▸ Your objective: Starting with the first line of the data below, copy each line up to and including the one containing "from matplotlib.lines import Line2D". Pictures stay out.

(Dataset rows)
begin

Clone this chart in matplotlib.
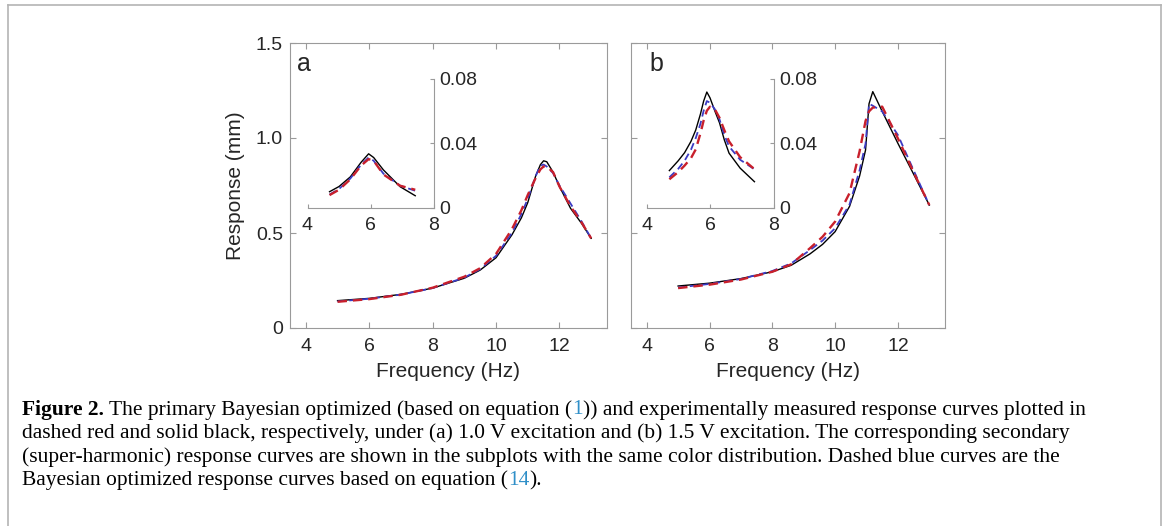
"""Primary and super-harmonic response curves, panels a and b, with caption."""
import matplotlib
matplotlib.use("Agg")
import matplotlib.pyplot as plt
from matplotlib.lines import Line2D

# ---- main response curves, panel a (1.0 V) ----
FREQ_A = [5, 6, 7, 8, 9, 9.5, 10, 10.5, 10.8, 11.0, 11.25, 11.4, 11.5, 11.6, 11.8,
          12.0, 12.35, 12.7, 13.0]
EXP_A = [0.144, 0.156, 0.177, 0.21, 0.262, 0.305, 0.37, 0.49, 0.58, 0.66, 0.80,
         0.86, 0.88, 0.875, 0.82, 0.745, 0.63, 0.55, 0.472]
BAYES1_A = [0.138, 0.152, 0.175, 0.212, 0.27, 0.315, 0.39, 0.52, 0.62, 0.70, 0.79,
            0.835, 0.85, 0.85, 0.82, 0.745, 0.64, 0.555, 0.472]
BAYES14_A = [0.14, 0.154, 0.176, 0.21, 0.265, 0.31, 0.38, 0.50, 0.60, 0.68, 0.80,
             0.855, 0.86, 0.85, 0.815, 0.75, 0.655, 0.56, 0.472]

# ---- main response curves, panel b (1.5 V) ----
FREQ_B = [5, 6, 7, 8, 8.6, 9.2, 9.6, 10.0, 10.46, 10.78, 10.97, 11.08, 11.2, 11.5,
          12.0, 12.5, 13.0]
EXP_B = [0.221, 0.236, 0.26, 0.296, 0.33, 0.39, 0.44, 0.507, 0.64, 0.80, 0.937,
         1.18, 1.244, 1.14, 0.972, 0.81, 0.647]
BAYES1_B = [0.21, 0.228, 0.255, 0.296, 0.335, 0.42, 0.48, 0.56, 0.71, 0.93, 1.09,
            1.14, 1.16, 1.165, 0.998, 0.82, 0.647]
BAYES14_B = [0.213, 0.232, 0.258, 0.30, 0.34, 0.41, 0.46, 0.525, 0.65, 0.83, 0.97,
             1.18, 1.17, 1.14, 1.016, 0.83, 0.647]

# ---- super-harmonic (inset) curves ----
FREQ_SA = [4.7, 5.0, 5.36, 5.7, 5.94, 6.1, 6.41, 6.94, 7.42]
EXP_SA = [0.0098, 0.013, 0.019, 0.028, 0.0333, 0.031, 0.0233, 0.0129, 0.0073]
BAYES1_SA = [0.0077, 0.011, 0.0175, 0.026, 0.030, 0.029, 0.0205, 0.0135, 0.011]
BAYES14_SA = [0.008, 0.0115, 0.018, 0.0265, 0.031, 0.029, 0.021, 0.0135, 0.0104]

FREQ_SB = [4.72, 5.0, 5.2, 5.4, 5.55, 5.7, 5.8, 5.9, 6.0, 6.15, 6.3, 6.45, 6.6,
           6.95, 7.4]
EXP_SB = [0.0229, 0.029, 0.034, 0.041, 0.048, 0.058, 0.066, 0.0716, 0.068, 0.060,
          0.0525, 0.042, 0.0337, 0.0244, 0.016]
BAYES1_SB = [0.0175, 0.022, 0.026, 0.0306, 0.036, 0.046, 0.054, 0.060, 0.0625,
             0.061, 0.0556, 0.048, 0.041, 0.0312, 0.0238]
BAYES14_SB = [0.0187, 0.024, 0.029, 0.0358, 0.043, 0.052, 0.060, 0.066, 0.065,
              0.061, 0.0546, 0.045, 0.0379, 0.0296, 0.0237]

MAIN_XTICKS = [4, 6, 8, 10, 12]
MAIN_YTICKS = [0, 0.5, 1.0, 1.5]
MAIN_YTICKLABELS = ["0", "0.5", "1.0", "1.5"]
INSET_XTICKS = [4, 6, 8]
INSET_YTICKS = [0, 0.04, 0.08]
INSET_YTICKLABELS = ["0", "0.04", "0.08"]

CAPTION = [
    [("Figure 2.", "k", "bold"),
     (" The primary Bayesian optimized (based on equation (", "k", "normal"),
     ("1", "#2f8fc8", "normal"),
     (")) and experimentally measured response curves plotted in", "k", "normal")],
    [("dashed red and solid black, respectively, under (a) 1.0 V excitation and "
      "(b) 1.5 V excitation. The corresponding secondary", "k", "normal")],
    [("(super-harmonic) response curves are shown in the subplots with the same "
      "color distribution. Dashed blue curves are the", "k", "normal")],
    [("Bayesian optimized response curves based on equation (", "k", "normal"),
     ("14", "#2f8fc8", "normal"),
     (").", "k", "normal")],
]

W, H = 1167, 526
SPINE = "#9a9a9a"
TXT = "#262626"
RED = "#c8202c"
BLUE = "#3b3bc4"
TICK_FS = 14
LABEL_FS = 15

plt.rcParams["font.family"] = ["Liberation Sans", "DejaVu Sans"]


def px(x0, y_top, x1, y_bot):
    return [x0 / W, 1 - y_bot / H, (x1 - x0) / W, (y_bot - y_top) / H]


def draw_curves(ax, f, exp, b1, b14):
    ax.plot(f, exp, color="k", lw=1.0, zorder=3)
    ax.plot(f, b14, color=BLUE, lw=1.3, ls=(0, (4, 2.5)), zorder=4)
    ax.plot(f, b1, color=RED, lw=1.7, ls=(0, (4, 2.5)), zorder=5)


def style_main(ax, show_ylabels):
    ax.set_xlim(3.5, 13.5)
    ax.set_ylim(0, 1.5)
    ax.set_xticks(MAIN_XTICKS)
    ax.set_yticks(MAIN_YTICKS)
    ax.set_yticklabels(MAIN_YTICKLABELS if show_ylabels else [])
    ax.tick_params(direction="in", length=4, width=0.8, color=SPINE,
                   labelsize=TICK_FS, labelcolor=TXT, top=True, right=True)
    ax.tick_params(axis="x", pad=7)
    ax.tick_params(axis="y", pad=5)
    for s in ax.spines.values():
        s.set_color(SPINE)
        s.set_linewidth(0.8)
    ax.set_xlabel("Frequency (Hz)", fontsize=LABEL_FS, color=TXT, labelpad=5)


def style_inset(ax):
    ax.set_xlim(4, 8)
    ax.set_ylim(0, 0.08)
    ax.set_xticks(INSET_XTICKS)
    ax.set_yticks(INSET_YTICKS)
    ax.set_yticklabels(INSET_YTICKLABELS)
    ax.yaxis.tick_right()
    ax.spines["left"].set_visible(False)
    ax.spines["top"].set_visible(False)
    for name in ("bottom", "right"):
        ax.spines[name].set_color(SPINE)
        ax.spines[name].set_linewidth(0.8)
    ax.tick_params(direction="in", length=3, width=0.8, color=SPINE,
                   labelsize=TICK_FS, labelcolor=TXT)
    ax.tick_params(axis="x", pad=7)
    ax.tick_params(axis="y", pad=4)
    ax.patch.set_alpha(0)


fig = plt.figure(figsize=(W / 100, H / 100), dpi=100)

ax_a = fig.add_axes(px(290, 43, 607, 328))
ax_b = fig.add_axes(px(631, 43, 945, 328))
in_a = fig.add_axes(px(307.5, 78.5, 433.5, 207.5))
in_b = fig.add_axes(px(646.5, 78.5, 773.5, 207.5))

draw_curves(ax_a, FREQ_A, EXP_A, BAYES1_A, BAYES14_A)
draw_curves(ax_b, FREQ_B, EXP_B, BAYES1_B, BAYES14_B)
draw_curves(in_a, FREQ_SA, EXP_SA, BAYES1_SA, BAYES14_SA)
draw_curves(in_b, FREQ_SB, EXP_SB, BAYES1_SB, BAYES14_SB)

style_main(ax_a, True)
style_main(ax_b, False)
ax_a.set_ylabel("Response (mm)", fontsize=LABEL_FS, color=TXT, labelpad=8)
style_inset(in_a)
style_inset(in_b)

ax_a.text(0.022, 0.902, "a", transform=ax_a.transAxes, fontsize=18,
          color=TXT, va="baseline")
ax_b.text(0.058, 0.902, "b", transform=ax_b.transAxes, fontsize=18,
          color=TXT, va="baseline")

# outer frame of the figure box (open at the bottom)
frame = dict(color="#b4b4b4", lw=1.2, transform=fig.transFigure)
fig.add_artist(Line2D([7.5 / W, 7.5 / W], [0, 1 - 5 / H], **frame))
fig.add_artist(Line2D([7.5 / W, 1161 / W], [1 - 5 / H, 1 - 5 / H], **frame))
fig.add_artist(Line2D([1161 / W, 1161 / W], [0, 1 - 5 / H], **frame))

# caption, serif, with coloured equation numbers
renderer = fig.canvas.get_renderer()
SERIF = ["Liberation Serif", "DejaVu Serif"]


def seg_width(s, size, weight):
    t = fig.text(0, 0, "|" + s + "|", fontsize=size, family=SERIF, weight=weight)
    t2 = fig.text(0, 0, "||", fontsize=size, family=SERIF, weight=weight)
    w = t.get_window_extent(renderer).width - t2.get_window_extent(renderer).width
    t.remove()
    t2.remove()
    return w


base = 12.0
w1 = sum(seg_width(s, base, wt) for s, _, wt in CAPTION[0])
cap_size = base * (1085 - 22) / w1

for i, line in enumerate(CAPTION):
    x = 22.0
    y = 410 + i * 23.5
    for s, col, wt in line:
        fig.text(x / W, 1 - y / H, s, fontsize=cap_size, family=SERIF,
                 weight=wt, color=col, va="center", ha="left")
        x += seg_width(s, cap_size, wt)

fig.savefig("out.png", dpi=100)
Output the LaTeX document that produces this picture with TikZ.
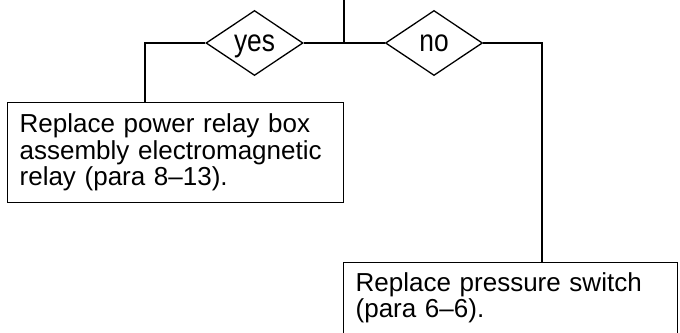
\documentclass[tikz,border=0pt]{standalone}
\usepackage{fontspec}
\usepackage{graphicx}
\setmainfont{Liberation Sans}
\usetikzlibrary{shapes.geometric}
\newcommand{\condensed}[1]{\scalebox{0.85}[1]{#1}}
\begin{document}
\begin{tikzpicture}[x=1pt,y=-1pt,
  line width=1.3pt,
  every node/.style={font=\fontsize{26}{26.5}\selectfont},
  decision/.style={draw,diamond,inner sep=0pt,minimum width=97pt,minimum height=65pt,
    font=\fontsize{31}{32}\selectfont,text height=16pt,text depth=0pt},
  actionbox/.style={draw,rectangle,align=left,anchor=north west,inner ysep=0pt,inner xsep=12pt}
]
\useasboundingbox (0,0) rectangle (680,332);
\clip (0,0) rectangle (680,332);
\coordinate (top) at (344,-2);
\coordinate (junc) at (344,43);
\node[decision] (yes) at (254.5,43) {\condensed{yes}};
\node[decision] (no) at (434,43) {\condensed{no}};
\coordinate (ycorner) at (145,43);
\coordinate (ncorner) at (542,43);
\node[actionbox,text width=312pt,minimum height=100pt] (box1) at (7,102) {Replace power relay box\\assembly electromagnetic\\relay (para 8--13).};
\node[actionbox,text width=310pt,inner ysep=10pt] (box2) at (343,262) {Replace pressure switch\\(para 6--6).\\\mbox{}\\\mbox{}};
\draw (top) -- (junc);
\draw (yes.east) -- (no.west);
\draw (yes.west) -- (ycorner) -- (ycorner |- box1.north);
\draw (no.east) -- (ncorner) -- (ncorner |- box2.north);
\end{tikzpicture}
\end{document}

end

▸ Output:
Clone this chart in matplotlib.
"""Primary and super-harmonic response curves, panels a and b, with caption."""
import matplotlib
matplotlib.use("Agg")
import matplotlib.pyplot as plt
from matplotlib.lines import Line2D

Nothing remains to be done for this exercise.